Havana, Feb 20 (EFE).- The state group Azcuba acknowledged this Monday that the current sugar harvest campaign reports a deficit of 95,000 tons -of a total of 400,000 planned- due to “financial difficulties” and lack of personnel.
As reported by Ángel Luis Ríos, general director of Azcuba’s Productive Chain, another of the reasons why the island -which last year closed its worst campaign in a century- is below expectations are the fires in sugarcane fields and thefts of sugar.
Ríos also assured, in statements collected by the official newspaper Granma, that the sugar mills have reduced and aged personnel due to “the effect of migration.” In 2022, more than 313,000 Cubans -around 3% of its total population- immigrated to the US through its southern border with Mexico.
Different experts have warned of the serious effect that the great migratory exodus means for the island, especially of young and economically active people, added to a long-lived population.
Last Friday, the official press reported that at the end of 2022, 21.6% of Cubans were over 60 years of age.

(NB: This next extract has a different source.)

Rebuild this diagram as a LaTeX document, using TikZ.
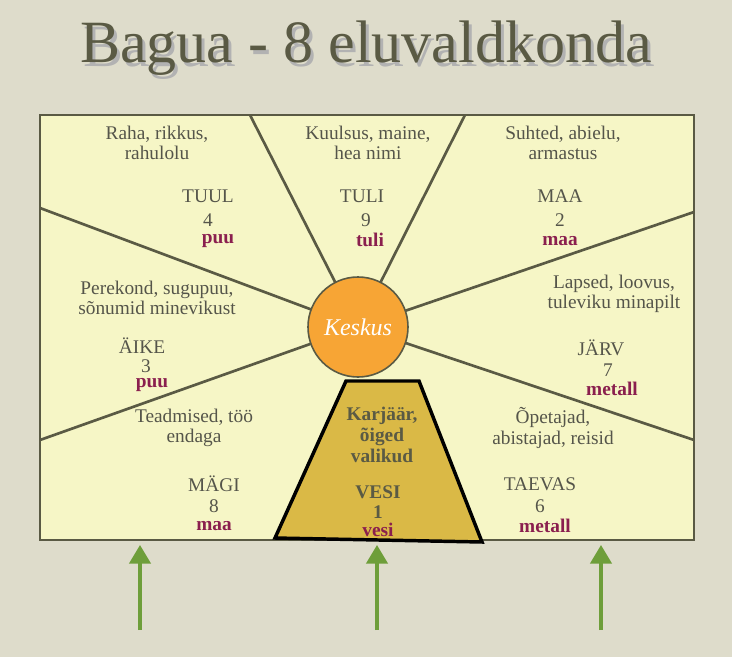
\documentclass[tikz,border=0pt]{standalone}
\usepackage{fontspec}
\setmainfont{Liberation Serif}
\usetikzlibrary{arrows.meta}
\definecolor{bg}{HTML}{DEDCCB}
\definecolor{panel}{HTML}{F6F6C6}
\definecolor{edge}{HTML}{5A5A44}
\definecolor{txt}{HTML}{55554A}
\definecolor{wine}{HTML}{8A1F4E}
\definecolor{orange}{HTML}{F7A535}
\definecolor{gold}{HTML}{DAB946}
\definecolor{arrowg}{HTML}{6E9E3A}
\tikzset{
  lbl/.style={text=txt,font=\fontsize{14.5}{15.5}\selectfont,align=center,inner sep=1pt},
  elem/.style={text=wine,font=\bfseries\fontsize{14.5}{15.5}\selectfont,inner sep=1pt},
  spoke/.style={draw=edge,line width=2pt},
  up/.style={draw=arrowg,line width=2.6pt,-{Triangle[width=16pt,length=14pt]}}
}
\begin{document}
\begin{tikzpicture}[x=0.75pt,y=-0.75pt]
\useasboundingbox (0,0) rectangle (732,657);
\fill[bg] (0,0) rectangle (732,657);
\node[text=black!30,font=\fontsize{45}{47}\selectfont] (shadow) at (369,52) {Bagua - 8 eluvaldkonda};
\node[text=edge,font=\fontsize{45}{47}\selectfont] (title) at (366,48) {Bagua - 8 eluvaldkonda};
\node[draw=edge,line width=1.2pt,fill=panel,minimum width=654*0.75pt,minimum height=425*0.75pt,inner sep=0pt] (panel) at (367,327.5) {};
\coordinate (t1) at (250,115); \coordinate (t2) at (465,115);
\coordinate (l1) at (40,208); \coordinate (l2) at (40,440);
\coordinate (r1) at (694,212); \coordinate (r2) at (694,440);
\coordinate (c) at (358,327);
\draw[spoke] (t1) -- (c); \draw[spoke] (t2) -- (c);
\draw[spoke] (l1) -- (c); \draw[spoke] (l2) -- (c);
\draw[spoke] (r1) -- (c); \draw[spoke] (r2) -- (c);
\draw[line width=2.6pt,fill=gold] (346,381) -- (419,381) -- (482,542) -- (275,538) -- cycle;
\node[circle,draw=edge,line width=1.2pt,fill=orange,minimum size=100*0.75pt,text=white,font=\itshape\fontsize{18}{19}\selectfont] (keskus) at (c) {Keskus};
% texts
\node[lbl] (a1) at (157,143) {Raha, rikkus,\\rahulolu};
\node[lbl] (a2) at (208,196) {TUUL}; \node[lbl] (a3) at (208,220) {4}; \node[elem] (a4) at (218,241) {puu};
\node[lbl] (b1) at (368,143) {Kuulsus, maine,\\hea nimi};
\node[lbl] (b2) at (362,196) {TULI}; \node[lbl] (b3) at (366,220) {9}; \node[elem] (b4) at (370,240) {tuli};
\node[lbl] (c1) at (563,143) {Suhted, abielu,\\armastus};
\node[lbl] (c2) at (560,196) {MAA}; \node[lbl] (c3) at (560,220) {2}; \node[elem] (c4) at (560,241) {maa};
\node[lbl] (d1) at (157,298) {Perekond, sugupuu,\\sõnumid minevikust};
\node[lbl] (d2) at (142,346) {ÄIKE}; \node[lbl] (d3) at (146,366) {3}; \node[elem] (d4) at (152,385) {puu};
\node[lbl] (e1) at (614,294) {Lapsed, loovus,\\tuleviku minapilt};
\node[lbl] (e2) at (601,348) {JÄRV}; \node[lbl] (e3) at (608,370) {7}; \node[elem] (e4) at (612,389) {metall};
\node[lbl] (f1) at (194,428) {Teadmised, töö\\endaga};
\node[lbl] (f2) at (214,484) {MÄGI}; \node[lbl] (f3) at (214,506) {8}; \node[elem] (f4) at (214,526) {maa};
\node[lbl] (g1) at (553,428) {Õpetajad,\\abistajad, reisid};
\node[lbl] (g2) at (540,484) {TAEVAS}; \node[lbl] (g3) at (540,506) {6}; \node[elem] (g4) at (545,526) {metall};
\node[lbl,text=edge,font=\bfseries\fontsize{14.5}{15.5}\selectfont] (h1) at (382,435) {Karjäär,\\õiged\\valikud};
\node[lbl,text=edge,font=\bfseries\fontsize{14.5}{15.5}\selectfont] (h2) at (378,492) {VESI};
\node[lbl,text=edge,font=\bfseries\fontsize{14.5}{15.5}\selectfont] (h3) at (378,512) {1};
\node[elem] (h4) at (378,530) {vesi};
% arrows
\coordinate (s1) at (140,630); \coordinate (e1p) at (140,545);
\coordinate (s2) at (377,630); \coordinate (e2p) at (377,545);
\coordinate (s3) at (601,630); \coordinate (e3p) at (601,545);
\draw[up] (s1) -- (e1p); \draw[up] (s2) -- (e2p); \draw[up] (s3) -- (e3p);
\end{tikzpicture}
\end{document}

In addition to the lack of personnel, Ríos said that the deficit is also linked to difficulties in accessing parts for the power stations and inflation.
“The production problems of a plant prevent workers from receiving decent wages and many leave,” he assured Granma, the official organ of the Communist Party of Cuba (PCC, the only legal one).
The sugar industry was in other times the economic locomotive of Cuba, but it suffered a drastic drop in production starting in the 1990s with the crisis after the fall of the Soviet bloc.
In 2009-2010, production plummeted to a record 1.1 million tons.
Cuba had 156 factories operating in 1959, at the triumph of the revolution, which in that year produced 5.6 million tons of sugar.